I never wanted to admit that Angie was gone. She was one of the few people whose good opinion I valued and I could scarcely grasp the idea that such a fount of energy, enthusiasm, generous friendship and fierce political passions was mortal, let alone that she was dead. Of course, she’s very much alive in her work and revisiting these pieces is rather like hearing her speak again – funny, opinionated, passionate, full of original insights. Those qualities of enthusiasm and generosity (except perhaps towards food journalists) radiate from this book.
As in her later novels, Angie made it her business to represent the outsider. She had a particular sympathy for writers who were in some way pushed to the margins by fashion, which is as powerful in the literary world as anywhere. Perhaps the best essay in this book is about Christina Stead, an Australian writer whose unique genius remained largely unacknowledged in her lifetime. Stead’s reputation has continued to grow since her death, thanks at least in part to Angie’s championing of her. In writing about Stead, Angie also reveals her own considerable understanding of her craft, her eclecticism, her own willingness to tackle unusual subjects in new and distinctive ways. Her work speaks for itself and remains a monument to a great woman, as well as a great writer, a fine artist with a brilliant, disciplined mind.

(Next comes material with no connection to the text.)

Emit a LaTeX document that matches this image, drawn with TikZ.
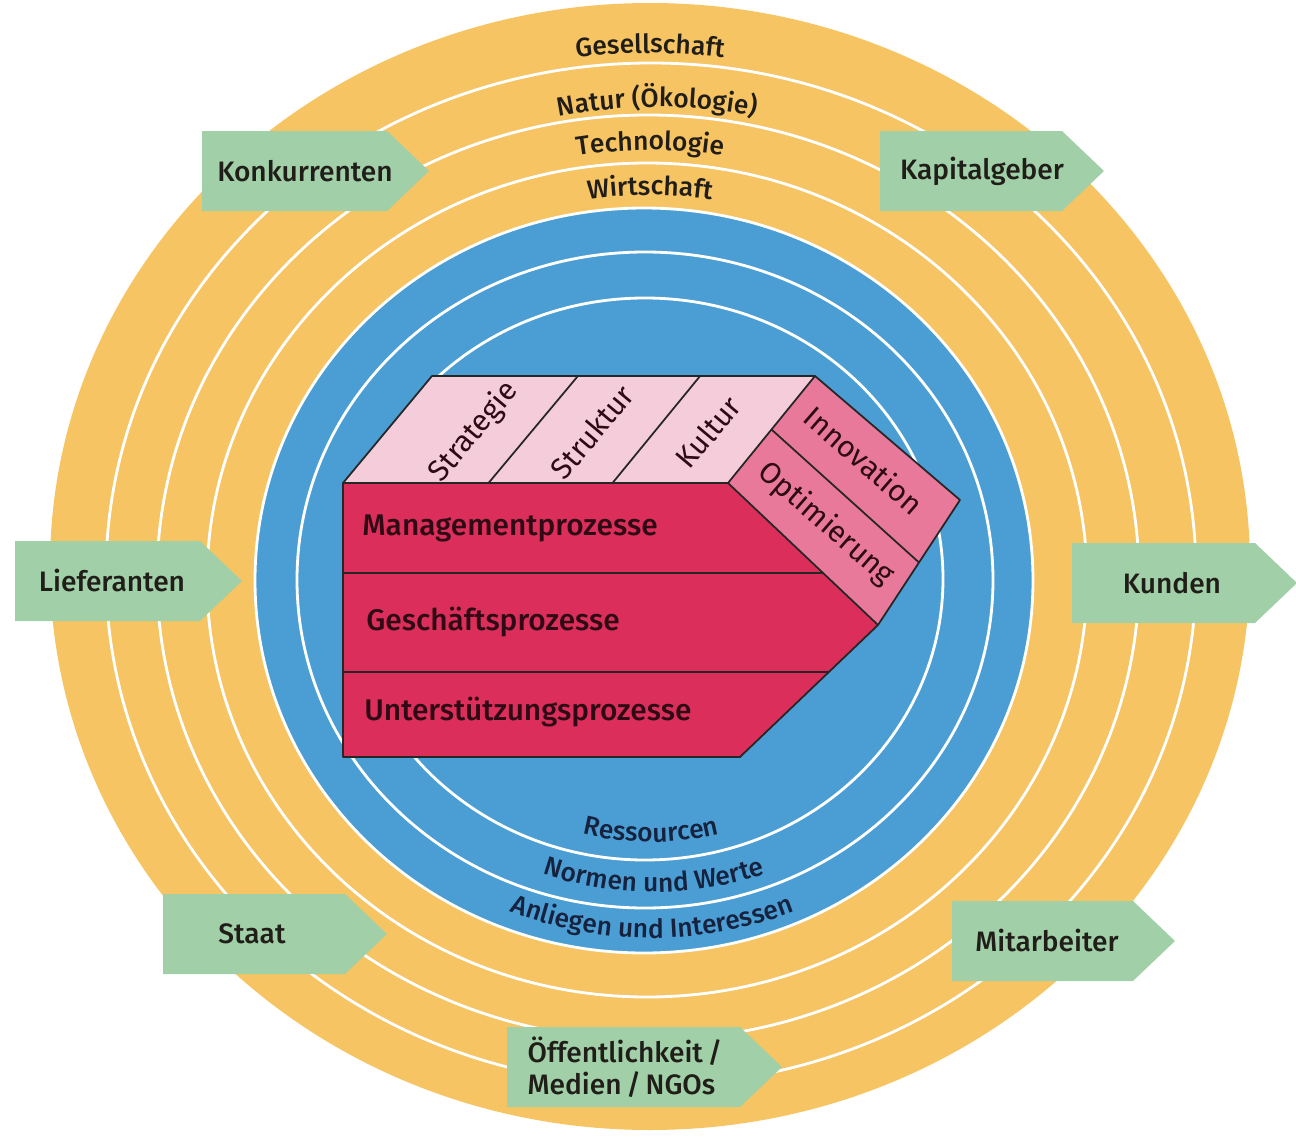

In her piece on Danilo Kis’s The Encyclopedia of the Dead she says: ‘Truth is always stranger than fiction because the human imagination is finite while the truth is not . . . Books don’t really have lives of their own. They are only as important as the ideas inside them. [Kis] is wise, grave, clever and complex. His is a book on the side of the angels.’ Though far too dismissive of her own insights, she might again be talking about her own work which reveals without doubt a woman decidedly on the side of the angels.